**Task to complete**
Check every line below for the word "this" and copy each one that has it.

A run of records:

+---+

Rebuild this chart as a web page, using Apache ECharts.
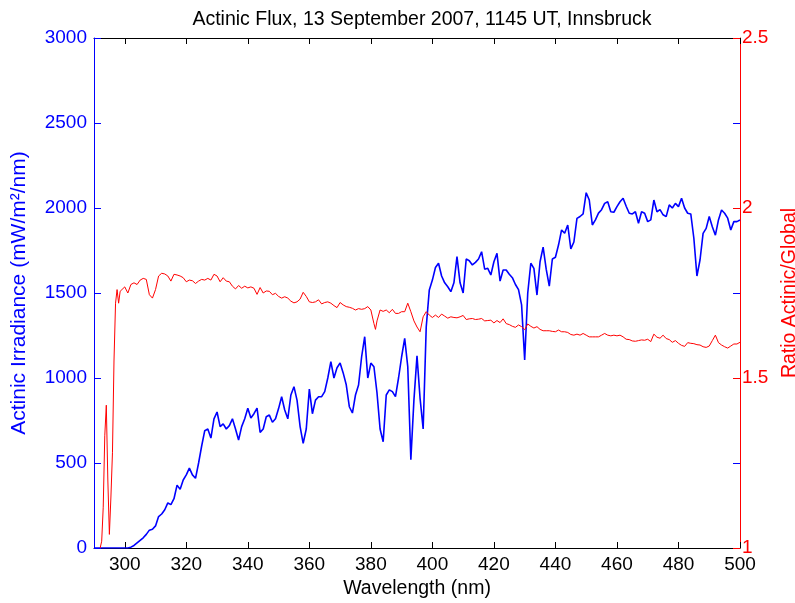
<!DOCTYPE html>
<html>
<head>
<meta charset="utf-8">
<script src="https://cdn.jsdelivr.net/npm/echarts@6/dist/echarts.min.js"></script>
<style>
html,body{margin:0;padding:0;background:#fff;overflow:hidden;}
#chart{width:795px;height:603px;}
</style>
</head>
<body>
<div id="chart"></div>
<script>
// Actinic irradiance (mW/m2/nm), wavelengths in nm
const wlIrr = [290,291,292,293,294,295,296,297,298,299,300,301,302,303,304,305,306,307,308,309,
310,311,312,313,314,315,316,317,318,319,320,321,322,323,324,325,326,327,328,329,
330,331,332,333,334,335,336,337,338,339,340,341,342,343,344,345,346,347,348,349,
350,351,352,353,354,355,356,357,358,359,360,361,362,363,364,365,366,367,368,369,
370,371,372,373,374,375,376,377,378,379,380,381,382,383,384,385,386,387,388,389,
390,391,392,393,394,395,396,397,398,399,400,401,402,403,404,405,406,407,408,409,
410,411,412,413,414,415,416,417,418,419,420,421,422,423,424,425,426,427,428,429,
430,431,432,433,434,435,436,437,438,439,440,441,442,443,444,445,446,447,448,449,
450,451,452,453,454,455,456,457,458,459,460,461,462,463,464,465,466,467,468,469,
470,471,472,473,474,475,476,477,478,479,480,481,482,483,484,485,486,487,488,489,
490,491,492,493,494,495,496,497,498,499,500];
const irradiance = [0,0,0,0,0,0,0,0,0,0,0,0,5,15,30,45,60,80,105,110,
130,185,200,225,265,255,290,370,345,400,430,470,430,410,500,600,690,700,647,760,
800,714,730,700,720,760,700,635,714,760,822,765,790,823,680,700,772,782,740,760,
820,890,812,760,900,949,870,714,616,700,935,790,870,890,890,920,1000,1096,1000,1060,
1088,1030,960,831,794,900,959,1125,1243,1000,1088,1066,912,700,625,900,930,920,890,1000,
1125,1233,1066,520,870,1130,880,700,1300,1518,1576,1650,1675,1600,1560,1537,1508,1560,1714,1560,
1500,1700,1690,1665,1680,1700,1743,1640,1645,1606,1684,1733,1570,1635,1635,1610,1590,1550,1520,1430,
1106,1500,1675,1645,1488,1684,1770,1640,1540,1700,1710,1782,1871,1851,1900,1760,1800,1939,1950,1965,
2090,2047,1900,1930,1970,1990,2027,2037,1978,1975,2008,2037,2057,2010,1969,1965,1978,1910,1978,1969,
1920,1930,2047,1978,1990,1960,1949,2018,2000,2027,2008,2057,2000,1969,1965,1822,1600,1694,1851,1880,
1950,1890,1840,1930,1988,1969,1940,1871,1920,1920,1929];

// Ratio actinic / global
const wlRatio = [292,292.5,293,293.5,294,294.5,295,295.5,296,296.5,297,297.5,298,298.5,299,
300,301,302,303,304,305,306,307,308,309,310,311,312,313,314,315,316,317,318,319,
320,321,322,323,324,325,326,327,328,329,330,331,332,333,334,335,336,337,338,339,
340,341,342,343,344,345,346,347,348,349,350,351,352,353,354,355,356,357,358,359,
360,361,362,363,364,365,366,367,368,369,370,371,372,373,374,375,376,377,378,379,
380,381,381.5,382,383,384,385,386,387,388,389,390,391,392,393,394,395,396,397,398,399,
400,401,402,403,404,405,406,407,408,409,410,411,412,413,414,415,416,417,418,419,
420,421,422,423,424,425,426,427,428,429,430,431,432,433,434,435,436,437,438,439,
440,441,442,443,444,445,446,447,448,449,450,451,452,453,454,455,456,457,458,459,
460,461,462,463,464,465,466,467,468,469,470,471,472,473,474,475,476,477,478,479,
480,481,482,483,484,485,486,487,488,489,490,491,492,493,494,495,496,497,498,499,500];
const ratio = [1.00,1.02,1.12,1.33,1.42,1.20,1.04,1.15,1.28,1.55,1.72,1.76,1.72,1.755,1.76,
1.768,1.75,1.775,1.78,1.775,1.788,1.793,1.79,1.745,1.735,1.76,1.80,1.808,1.806,1.80,1.785,1.805,1.803,1.80,1.795,
1.783,1.788,1.786,1.778,1.785,1.79,1.788,1.793,1.788,1.805,1.80,1.783,1.795,1.785,1.783,1.77,1.762,1.772,1.764,1.77,
1.765,1.768,1.764,1.746,1.766,1.75,1.756,1.755,1.745,1.749,1.74,1.735,1.739,1.735,1.726,1.721,1.724,1.732,1.752,1.74,
1.724,1.722,1.724,1.73,1.718,1.722,1.724,1.72,1.713,1.707,1.722,1.715,1.71,1.708,1.705,1.70,1.704,1.702,1.704,1.71,
1.70,1.66,1.643,1.668,1.70,1.696,1.70,1.692,1.702,1.69,1.69,1.695,1.695,1.72,1.695,1.668,1.65,1.636,1.68,1.695,1.685,
1.678,1.685,1.678,1.688,1.682,1.676,1.68,1.678,1.677,1.68,1.684,1.672,1.674,1.675,1.672,1.673,1.675,1.668,1.669,1.67,
1.662,1.669,1.663,1.674,1.66,1.657,1.652,1.649,1.656,1.651,1.642,1.659,1.652,1.647,1.651,1.643,1.639,1.639,1.639,1.637,
1.636,1.641,1.636,1.636,1.634,1.628,1.626,1.629,1.626,1.631,1.626,1.621,1.621,1.621,1.621,1.626,1.631,1.626,1.624,1.626,
1.624,1.626,1.621,1.614,1.613,1.609,1.608,1.61,1.612,1.611,1.614,1.607,1.629,1.62,1.617,1.626,1.616,1.613,1.605,1.61,
1.602,1.596,1.593,1.604,1.602,1.601,1.598,1.597,1.592,1.59,1.594,1.61,1.626,1.604,1.597,1.592,1.588,1.594,1.6,1.6,1.605];

const xTicks = [300,320,340,360,380,400,420,440,460,480,500];
const rightBlueTicks = [500,1500,2500];

const FONT = 'Liberation Sans, Arial, sans-serif';
const BLUE = '#0000ff', RED = '#ff0000';
const plain = v => String(v);

const chart = echarts.init(document.getElementById('chart'), null, {renderer: 'canvas', width: 795, height: 603});
chart.setOption({
  animation: false,
  backgroundColor: '#fff',
  title: {
    text: 'Actinic Flux, 13 September 2007, 1145 UT, Innsbruck',
    left: 417, top: 5, textAlign: 'center',
    textStyle: {fontFamily: FONT, fontSize: 19.5, fontWeight: 'normal', color: '#000'}
  },
  grid: {left: 94, right: 55, top: 38, bottom: 55, containLabel: false, outerBoundsMode: 'none'},
  xAxis: [{
    type: 'value', min: 290, max: 500, position: 'bottom',
    name: 'Wavelength (nm)', nameLocation: 'middle', nameGap: 31,
    nameTextStyle: {fontFamily: FONT, fontSize: 19.5, color: '#000'},
    axisLine: {show: true, onZero: false, lineStyle: {color: '#000', width: 1}},
    axisTick: {show: true, inside: true, length: 6, customValues: xTicks, lineStyle: {color: '#000'}},
    axisLabel: {show: true, customValues: xTicks, margin: 7, fontFamily: FONT, fontSize: 19, color: '#000', formatter: plain},
    splitLine: {show: false}
  }, {
    type: 'value', min: 290, max: 500, position: 'top',
    axisLine: {show: true, onZero: false, lineStyle: {color: '#000', width: 1}},
    axisTick: {show: true, inside: true, length: 6, customValues: xTicks, lineStyle: {color: '#000'}},
    axisLabel: {show: false},
    splitLine: {show: false}
  }],
  yAxis: [{
    type: 'value', min: 0, max: 3000, interval: 500, position: 'left',
    name: 'Actinic Irradiance (mW/m²/nm)', nameLocation: 'middle', nameGap: 64, nameRotate: 90,
    nameTextStyle: {fontFamily: FONT, fontSize: 21, color: BLUE},
    axisLine: {show: true, onZero: false, lineStyle: {color: BLUE, width: 1}},
    axisTick: {show: true, inside: true, length: 7, lineStyle: {color: BLUE}},
    axisLabel: {margin: 7, fontFamily: FONT, fontSize: 19, color: BLUE, formatter: plain},
    splitLine: {show: false}
  }, {
    type: 'value', min: 0, max: 3000, interval: 500, position: 'right',
    axisLine: {show: false},
    axisTick: {show: true, inside: true, length: 7, customValues: rightBlueTicks, lineStyle: {color: BLUE}},
    axisLabel: {show: false},
    splitLine: {show: false}
  }, {
    type: 'value', min: 1, max: 2.5, interval: 0.5, position: 'right',
    name: 'Ratio Actinic/Global', nameLocation: 'middle', nameGap: 35, nameRotate: 90,
    nameTextStyle: {fontFamily: FONT, fontSize: 19.5, color: RED},
    axisLine: {show: true, onZero: false, lineStyle: {color: RED, width: 1}},
    axisTick: {show: true, inside: true, length: 7, lineStyle: {color: RED}},
    axisLabel: {margin: 2, fontFamily: FONT, fontSize: 19, color: RED, formatter: plain},
    splitLine: {show: false}
  }],
  series: [{
    type: 'line', name: 'Actinic Irradiance', xAxisIndex: 0, yAxisIndex: 0,
    data: wlIrr.map((w, i) => [w, irradiance[i]]),
    showSymbol: false, symbol: 'none', smooth: false,
    lineStyle: {color: BLUE, width: 1.6}, itemStyle: {color: BLUE}
  }, {
    type: 'line', name: 'Ratio', xAxisIndex: 0, yAxisIndex: 2,
    data: wlRatio.map((w, i) => [w, ratio[i]]),
    showSymbol: false, symbol: 'none', smooth: false,
    lineStyle: {color: RED, width: 1}, itemStyle: {color: RED}
  }]
});
</script>
</body>
</html>
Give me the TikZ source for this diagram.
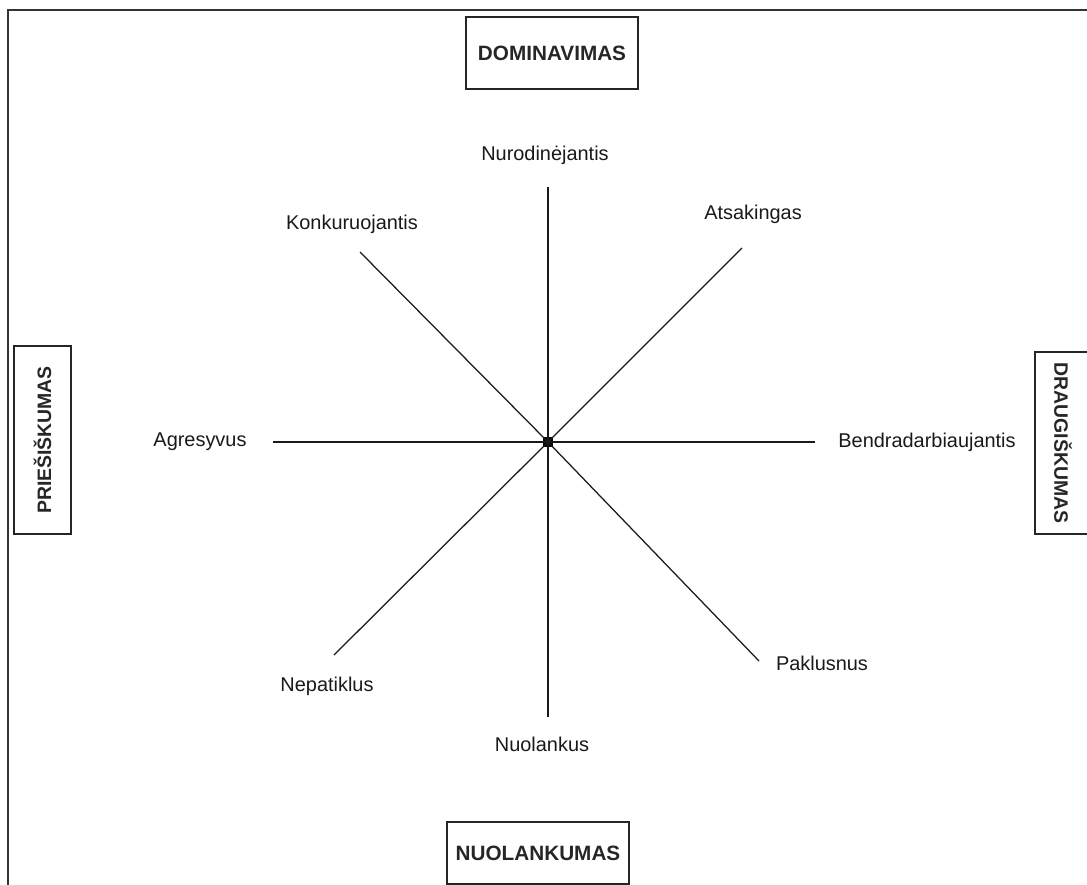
\documentclass[tikz,border=0pt]{standalone}
\usepackage{fontspec}
\setmainfont{Liberation Sans}
\begin{document}
\begin{tikzpicture}[x=1bp,y=-1bp,
  lbl/.style={inner sep=0pt,font=\fontsize{20}{24}\selectfont,text=black!90},
  axisbox/.style={draw=black!85,line width=1.5bp,inner sep=0pt,font=\fontsize{20.8}{24}\selectfont\bfseries,text=black!85},
  vbox/.style={axisbox,font=\fontsize{19.5}{23}\selectfont\bfseries},
  ray/.style={draw=black!90,line width=1.25bp}]
\useasboundingbox (0,0) rectangle (1087,885);
% outer frame
\draw[draw=black!80,line width=2.2bp] (8,900) -- (8,10) -- (1100,10);
% axis boxes
\node[axisbox,minimum width=172bp,minimum height=72bp] (dom) at (552,53) {DOMINAVIMAS};
\node[axisbox,minimum width=182bp,minimum height=62bp] (nuo) at (538,853) {NUOLANKUMAS};
\node[vbox,minimum width=188bp,minimum height=57bp,rotate=90] (pri) at (42.5,440) {PRIEŠIŠKUMAS};
\node[vbox,minimum width=182bp,minimum height=56bp,rotate=-90] (dra) at (1063,443) {DRAUGIŠKUMAS};
% center
\coordinate (o) at (548,442);
\node[fill=black,minimum size=10bp,inner sep=0pt] (dot) at (o) {};
% ray ends
\coordinate (eN) at (548,187);
\coordinate (eNE) at (742,248);
\coordinate (eE) at (815,442);
\coordinate (eSE) at (759,661);
\coordinate (eS) at (548,717);
\coordinate (eSW) at (334,655);
\coordinate (eW) at (273,442);
\coordinate (eNW) at (360,252);
\foreach \e in {eN,eNE,eE,eSE,eS,eSW,eW,eNW} \draw[ray] (o) -- (\e);
% labels
\node[lbl] (lN) at (545,155) {Nurodinėjantis};
\node[lbl] (lNE) at (753,214) {Atsakingas};
\node[lbl] (lE) at (927,442) {Bendradarbiaujantis};
\node[lbl] (lSE) at (822,663) {Paklusnus};
\node[lbl] (lS) at (542,744) {Nuolankus};
\node[lbl] (lSW) at (327,686) {Nepatiklus};
\node[lbl] (lW) at (200,442) {Agresyvus};
\node[lbl] (lNW) at (352,224) {Konkuruojantis};
\end{tikzpicture}
\end{document}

+---+

**Exercise output**
Rebuild this chart as a web page, using Apache ECharts.
Give me the TikZ source for this diagram.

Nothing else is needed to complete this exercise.